Originally posted by rathi ji: ... buying is still comprehensible (not soooooooo complex) but how do you judge that now I should sell my stocks...
If you invested to build up an estate to support you in your retirement, and now you are retired, it might be a good idea to sell some of your stocks and replace them with a life annuity, or to pay off your mortgage.
If you believe speculators have bid the prices of your stocks well above their value, it might be a good idea to sell some of them before the crash. (You might not want to sell all of them, because you might be wrong and the speculators right.)
If you are buying a house, you might want to sell some of your stocks to finance the downpayment. In the U.S., home mortgage interest is deductable from one's taxable income, but if most of that is covered anyway by the standard deduction you might want to sell off your stocks to pay down your mortgage. That way you can keep the standard deduction and reduce your interest payments. The interest you would have paid but now avoid substitutes for the taxable investment income that your stocks were bringing.
If you are investing for the long run, consider this very low effort method...
Pick n diverse investments, eg funds that respond to different trends in the larger economy. Spread yourself evenly over them, 1/n in each. Wait one year. Even yourself out again: sell some of those that went up, buy more of those that went down. Repeat annually. Don't even look in between.
The theory is that your various investments will go up and down as all things do, but in cycles that don't match. This guarantees you buy low and sell high. Yeah, you might do better selling a week earlier or two months later, but if you try too hard to play the game day by day you will miss every movement and always buy high and sell low.
A good question is never answered. It is not a bolt to be tightened into place but a seed to be planted and to bear more seed toward the hope of greening the landscape of the idea. John Ciardi
Thats never easy! [ummm.....I was referring to the original post here.] And its all a matter of personal perception, neccesity and risk level. The best question you want to ask yourself is 'Do I need the money now?'. Additionally, it also depends on what types of stocks you choose to buy.

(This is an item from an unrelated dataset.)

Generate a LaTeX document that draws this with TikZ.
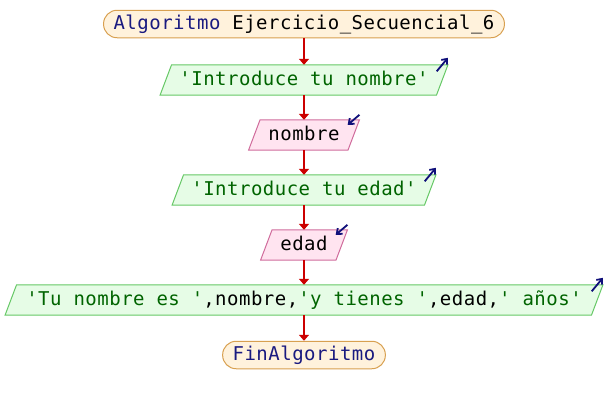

My principle in investing is long term (read: real long term). But I have friends that follow the CANSLIM approach. I am not good at it so I don't follow that approach (I haven't invested the time it needs to keep up). One rule I have seen from more than one person is drop a stock if you have make more than 10 - 12% on a single day.
The other big thing you want to consider is how much - as a % of you portfolio - you invest in each company. If you invest smaller amounts over large number of companies, then the cost of trading becomes a significant part of your return. That is another thing that you need to factor in while deciding when to sell a particular stock.
My two cents......
- m [ July 28, 2006: Message edited by: Madhav Lakkapragada ]
Originally posted by David O'Meara: I have always thought that stock trading without experience is equivalent to gambling. You can get 60 cents in the dollar on a good day.
And so is stocktrading with experience... The only thing that can help is if you know the industrial sector the company operates in very well so you have at least some indicators of what that sector as a whole is doing. For example my father several years ago had indication that a major merger would come in the dairy sector here. He bought stock in some dairy companies and sure enough they went up rapidly shortly after when the merger was announced. Had he not had 25 years experience working as a consultant (retired by then) in that sector he'd never have caught those indicators.
His investment councelor declared him crazy for buying that stock, said it would go nowhere or even drop. The stock that councelor proposed instead OTOH dropped like a stone and has still not regained the value he would have bought it at now some 5 years later.